大学受験 入門講座
2020大学入試はこうして行われる!
国公立大の一般入試はセンター試験の受験が不可欠である。19年のセンター試験には57万6830人が志願した(表3参照)。昨年より5841人(1.0%)減っている。19年は平均点が文系・理系ともにアップし、特に文系は大きく上がった。
かつては、センター試験の平均点がアップすると、国公立大の志願者が増え私立大の志願者が減り、逆にセンター試験が難化し平均点がダウンすると、受験生は弱気になって国公立大志願者が減り、私立大志願者が増える傾向にあった。センター試験が難しいことは受験生全員に共通のことだが、どうしてもこのような状況が毎年繰り返されてきたのである。
ただ、近年はこうした傾向が影を潜めている。国公立大の志願者は、センター試験の平均点に関係なく連続で減少してきた。19年は8年ぶりに増加に転じたが、国立大だけの集計では減少が続いている。
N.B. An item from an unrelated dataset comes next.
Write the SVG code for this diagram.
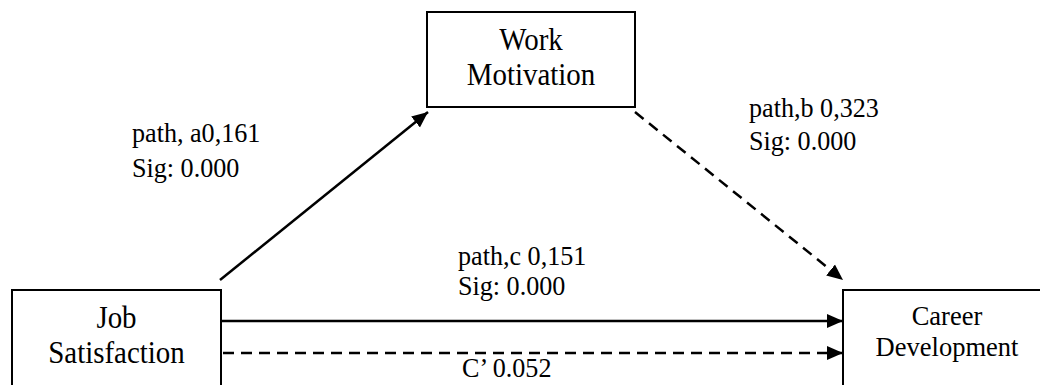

国公立大人気は高いが、難関大学を中心に後期の縮小もしくは廃止が進んでいるため、出願したくてもできない状況にあるからだ。さらに、現行の教育課程になって、国立大のセンター試験のハードルが高くなった影響もある。理系の受験生は専門理科を2科目受ける必要があり、数学も学ぶ範囲が広がった。そのため私立大に志望変更する受験生が増えているのだ。
一方、私立大はセンター試験の平均点に関係なく、近年、志願者が増え続けている。これは、国立大からの志望変更に加え、入試方式の多様化や受験料割引、ネット出願の普及などにより、出願しやすくなったためだ。
さらに、16年から大規模大学を中心に、入学者が募集定員を超える割合が厳しく制限されたため、合格者が減っている。志願者が増えているところに合格者が減少しているので、私立大入試が難化しているのだ。そのため、受験回数を増やそうと、大半は出願するだけで合否が決まるセンター利用入試に出願する受験生が増えている。
センター利用入試は一般方式よりハードルが高くなりがちだ。そのため、合格校を確保するために、自分の学力で確実に受かる大学に出願するケースが多い。現在の大学入試において、センター試験は大きな影響力を持っているのだ。
- ■入試トピックス①
- センター試験
19年のセンター試験志願者は昨年より1.0%減り、4年ぶりの減少となった。これは、現役生が9千人ほど減ったことが影響している。ここ数年、大規模私立大を中心に入学者の定員超過率の抑制が進み、合格者が大幅に絞り込まれて一般入試が難化したことから、推薦入試やAO入試にシフトする現役生が増えているためと見られる。
2020年は1月18日、19日に実施される。
- ■入試トピックス②
- 私立大入試
16年度入試から、文部科学省が大規模大学の入学定員に対する入学者の超過率を厳格化させているため、私立大では合格者の絞り込みが進み、試験は難化している。近年は景気の回復とともに、難関大にチャレンジする受験生が増加傾向にあったが、この難化の影響で、一般入試では再び安全志向が広がっている。
難関大の早稲田大学、慶應義塾大学は、19年はそろって志願者減となった。